Gerrymandering continues to disenfranchise
2016 election results show that partisan redistricting undermines the principle of one person, one vote in North Carolina
RALEIGH – The partisan redistricting process (gerrymandering) has a long, negative history and has been practiced by Democrats and Republicans alike. It is one of the biggest threats to our democracy because it robs citizens of their constitutional right of one person, one vote.
As the outcome of the 2016 election shows, gerrymandering results in disproportional representation.
In analyzing NC House and NC Senate races, districts were separated based on their being contested (two or more candidates) or uncontested (no opposition candidate). All of North Carolina's US House districts were contested.
The contested districts were divided into two categories: noncompetitive and competitive, where districts were deemed competitive if won by less than 10 percent of the vote.
In the NC House (Table 1), 60 of the 120 districts were contested, but only 12 of those were competitive. The remaining 60 districts were uncontested. Thus, only 10 percent of voters really had a choice in selecting a candidate.
In the contested districts, Republicans received 56 percent of the votes, but won 75 percent of the districts. Combining the contested and uncontested districts resulted in the Republicans winning 62 percent of the districts.
In the NC Senate (Table 2), 32 of the 50 districts were contested, but only four of those were competitive. The other 18 districts were uncontested. Thus, only 8 percent of voters really had a choice in selecting a candidate.
In the contested districts, Republicans received 51 percent of the votes, but won 72 percent of the districts. Combining the contested and uncontested districts resulted in the Republicans winning 70 percent of the districts.
All of North Carolina's US House districts were contested in 2016, but none were competitive, so no voter really had a choice in selecting a representative. Winning margins in North Carolina’s 2016 congressional races ranged from 12 percent to 41 percent. Republicans received 53 percent of the votes and won 77 percent of the districts.
In each of the three chambers above, data from the contested districts showed a slight Republican majority, 51-56 percent.
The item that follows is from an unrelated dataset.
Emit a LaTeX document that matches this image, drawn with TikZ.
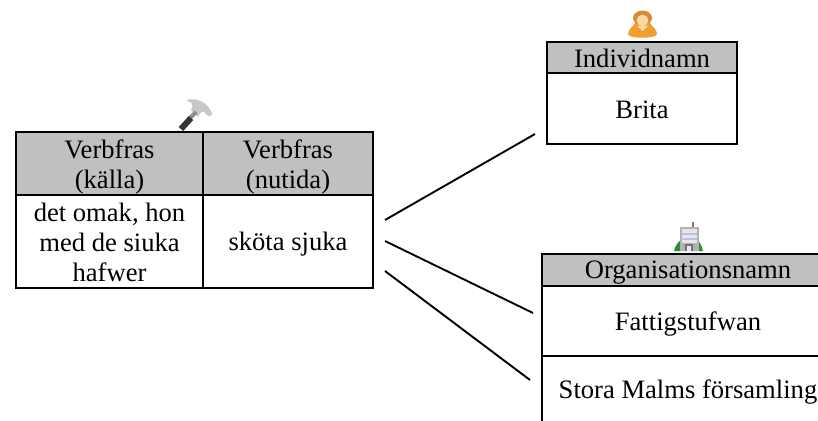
\documentclass[tikz,border=0pt]{standalone}
\usepackage{fontspec}
\setmainfont{Liberation Serif}
\newcommand{\cellline}[2]{\raisebox{-#1pt}[0pt][0pt]{#2}}
\begin{document}
\begin{tikzpicture}[x=1pt,y=-1pt,
  cellbox/.style={draw=black,line width=2.4pt,inner sep=0pt,outer sep=0pt,anchor=north west,align=center,
    font=\fontsize{26.6}{30}\selectfont,text=black},
  headbox/.style={cellbox,fill=headgray},
  link/.style={draw=black,line width=1.9pt}]
\definecolor{headgray}{HTML}{C0C0C0}
\definecolor{persbody}{HTML}{F0A030}
\definecolor{pershair}{HTML}{D98A35}
\definecolor{persface}{HTML}{F8D8A8}
\useasboundingbox (0,0) rectangle (818,420);
\clip (0,0) rectangle (818,420);
\fill[white] (0,0) rectangle (818,420);
% left table
\node[headbox,minimum width=187pt,minimum height=63pt] (h1) at (16,132) {\cellline{9.5}{Verbfras}\\\cellline{9.5}{(källa)}};
\node[headbox,minimum width=170pt,minimum height=63pt] (h2) at (203,132) {\cellline{9.5}{Verbfras}\\\cellline{9.5}{(nutida)}};
\node[cellbox,minimum width=187pt,minimum height=93pt] (c1) at (16,195) {\cellline{9.5}{det omak, hon}\\\cellline{9.5}{med de siuka}\\\cellline{9.5}{hafwer}};
\node[cellbox,minimum width=170pt,minimum height=93pt] (c2) at (203,195) {\cellline{9}{sköta sjuka}};
% individual
\node[headbox,minimum width=190pt,minimum height=31pt] (ih) at (547,42) {\cellline{10}{Individnamn}};
\node[cellbox,minimum width=190pt,minimum height=71pt] (ic) at (547,73) {\cellline{9.5}{Brita}};
% organisation
\node[headbox,minimum width=292pt,minimum height=32pt] (oh) at (542,254) {\cellline{8}{Organisationsnamn}};
\node[cellbox,minimum width=292pt,minimum height=70pt] (o1) at (542,286) {\cellline{9}{Fattigstufwan}};
\node[cellbox,minimum width=292pt,minimum height=70pt] (o2) at (542,356) {\cellline{7}{Stora Malms församling}};
% connectors
\coordinate (a1) at (385,220); \coordinate (b1) at (535,134);
\coordinate (a2) at (385,241); \coordinate (b2) at (533,313);
\coordinate (a3) at (385,271); \coordinate (b3) at (530,380);
\draw[link] (a1) -- (b1);
\draw[link] (a2) -- (b2);
\draw[link] (a3) -- (b3);
% hammer icon
\fill[black!22] (187,100) .. controls (197,97) and (208,103) .. (212,113)
  .. controls (212,117) and (208,117) .. (205,113)
  .. controls (203,110) and (200,112) .. (198,117) -- (191,110)
  .. controls (194,105) and (192,102) .. (187,101) -- cycle;
\draw[line width=4pt,color=black!45] (190,118) -- (196,112);
\draw[line width=6pt,color=black!80] (181,129) -- (191,118);
% person icon
\fill[persbody] (628,34) .. controls (628,29) and (633,27) .. (635,23)
  -- (650,23) .. controls (652,27) and (657,29) .. (657,34)
  .. controls (657,39) and (628,39) .. (628,34) -- cycle;
\fill[pershair] (642.5,18) ellipse (9.5pt and 7.5pt);
\fill[persface] (642.5,20.5) ellipse (6pt and 5.5pt);
\fill[persface] (637,26) -- (648,26) -- (642.5,31) -- cycle;
% building icon
\fill[green!50!black!85] (674,251) .. controls (675,246) and (678,242) .. (681,240) -- (697,240)
  .. controls (700,242) and (702,246) .. (703,251) -- cycle;
\fill[black!30] (680,227) rectangle (699,251);
\fill[blue!35!black!10] (682,229) rectangle (697,243);
\fill[blue!45!black!25] (682,233) rectangle (697,235);
\fill[blue!45!black!25] (682,238) rectangle (697,240);
\fill[black!55] (685,244) rectangle (693,251);
\fill[black!8] (687,246) rectangle (691,251);
\draw[red!40!black!60,line width=1.2pt] (693,222) -- (693,227);
\end{tikzpicture}
\end{document}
However, the uncontested districts prevent a good measure of the statewide vote, because in those districts one party gets no votes.
An estimate of statewide choice was developed by calculating the average vote received in the races for president, US Senate, governor, lieutenant governor and Council of State offices (Table 4). This estimate shows a 48 percent Democratic versus a 51 percent Republican voter preference.
An estimate of statewide voter preference shows a slight Republican preference (51 percent). But due to gerrymandering of the General Assembly and congressional districts, the Republicans won 62 percent of the NC House districts, 70 percent of the NC Senate districts and 77 percent of the US House districts.
Gerrymandering produces uncontested districts where voters get no choice. But even in contested districts, voters had little choice because so few of these districts were competitive: just 10 percent in the NC House, 8 percent in the NC Senate, and none in the US House.
Therefore, North Carolina continues to be a state in which partisan legislators choose their voters, rather than voters choosing their legislators.
Larry D. King is a retired professor of Soil Science at NC State University and a board member with Common Cause North Carolina.